Into the midst of this bizarre collection of pointless existences comes a
wandering Scot calling himself Colqhoun (Robert Carlyle) who claims to have
escaped from a party of settlers on its way to California under the guidance of
a military officer called Ives. He gives a nightmarish account of their
stranding in the mountains, their madness from hunger and finally their getting
to the point, led by Ives, of eating each other. He says that he was on the
point of being eaten himself when he left the monstrous Ives and the one other
survivor of the party. The Colonel decides it is his duty and that of his men to
go with Colquhoun to find the cave where such horrors are said to have taken
place and bring back any survivors, but when they get there they make an even
more horrifying discovery.

From this point onwards, what had looked like gritty historical realism
becomes macabre farce with touches of magical realism. There seems no other
purpose to it all than to repeat with variations the central image of the
ghastliness and absurdity of the male power game in which the rule
is — here, literally — eat or be eaten.
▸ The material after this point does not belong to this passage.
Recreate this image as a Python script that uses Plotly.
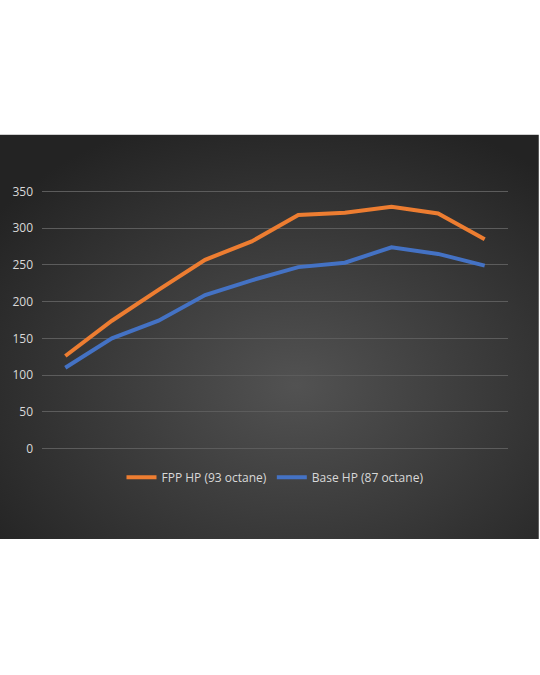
import plotly.graph_objects as go
import base64

categories = ["1", "2", "3", "4", "5", "6", "7", "8", "9", "10"]
fpp_hp = [126, 174, 216, 257, 282, 318, 321, 329, 320, 285]
base_hp = [110, 150, 174, 209, 229, 247, 253, 274, 265, 249]
y_ticks = [0, 50, 100, 150, 200, 250, 300, 350]

W, H = 540, 675
L, R, T, B = 40, 32, 189.5, 225.2
pw = W - L - R
ph = H - T - B

svg = (
    "<svg xmlns='http://www.w3.org/2000/svg' width='540' height='405' viewBox='0 0 540 405' preserveAspectRatio='none'>"
    "<defs><radialGradient id='g' cx='55%' cy='62%' r='70%'>"
    "<stop offset='0' stop-color='#525252'/><stop offset='1' stop-color='#232323'/>"
    "</radialGradient></defs><rect width='540' height='405' fill='url(#g)'/></svg>"
)
uri = "data:image/svg+xml;base64," + base64.b64encode(svg.encode()).decode()

fig = go.Figure()
fig.add_trace(go.Scatter(x=categories, y=fpp_hp, mode="lines", name="FPP HP (93 octane)",
                         line=dict(color="#ED7D31", width=4)))
fig.add_trace(go.Scatter(x=categories, y=base_hp, mode="lines", name="Base HP (87 octane)",
                         line=dict(color="#4472C4", width=4)))

panel_top, panel_bot, panel_left, panel_right = 134, 539, -3, 539
fig.add_layout_image(dict(
    source=uri, xref="paper", yref="paper",
    x=(panel_left - L) / pw, y=(H - B - panel_top) / ph,
    sizex=(panel_right - panel_left) / pw, sizey=(panel_bot - panel_top) / ph,
    sizing="stretch", xanchor="left", yanchor="top", layer="below",
))

fig.update_layout(
    width=W, height=H,
    margin=dict(l=L, r=R, t=T, b=B),
    paper_bgcolor="white",
    plot_bgcolor="rgba(0,0,0,0)",
    font=dict(family="Open Sans, sans-serif", size=12, color="#d9d9d9"),
    showlegend=True,
    legend=dict(orientation="h", x=0.5, xanchor="center", y=-(477 - (H - B)) / ph, yanchor="middle",
                bgcolor="rgba(0,0,0,0)", font=dict(size=12, color="#d9d9d9"),
                itemwidth=30, tracegroupgap=0),
    xaxis=dict(type="category", range=[-0.5, 9.5], showgrid=False, showticklabels=False,
               zeroline=False, showline=False, ticks=""),
    yaxis=dict(range=[-2, 352], tickvals=y_ticks, showgrid=True, gridcolor="#5c5c5c", gridwidth=1,
               zeroline=False, showline=False, ticks="", ticklabelstandoff=8,
               tickfont=dict(size=12, color="#d9d9d9")),
)

fig.write_html("out.html")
The film ends with a shot of its
sole female character, an Indian woman called Martha (Sheila Tousey) who has
instructed the sensitive Captain Boyd in the lore of the Weendigo and has
somehow managed to survive the carnage, looking over her shoulder as she walks
away from that which once represented itself to her as civilization. “How
civilized,” says one of the surviving eaters as he tucks into a stew made from
one of the non-surviving eatees. Martha’s grateful escape from such civilization
and back into the (presumably) more benign wild nature from which she has come
adds a serious (if foolish) conclusion to what is otherwise mainly comical to
this point — a kind of theatre of the absurd. But those without strong
stomachs will probably not find the comedy much to their, um, taste.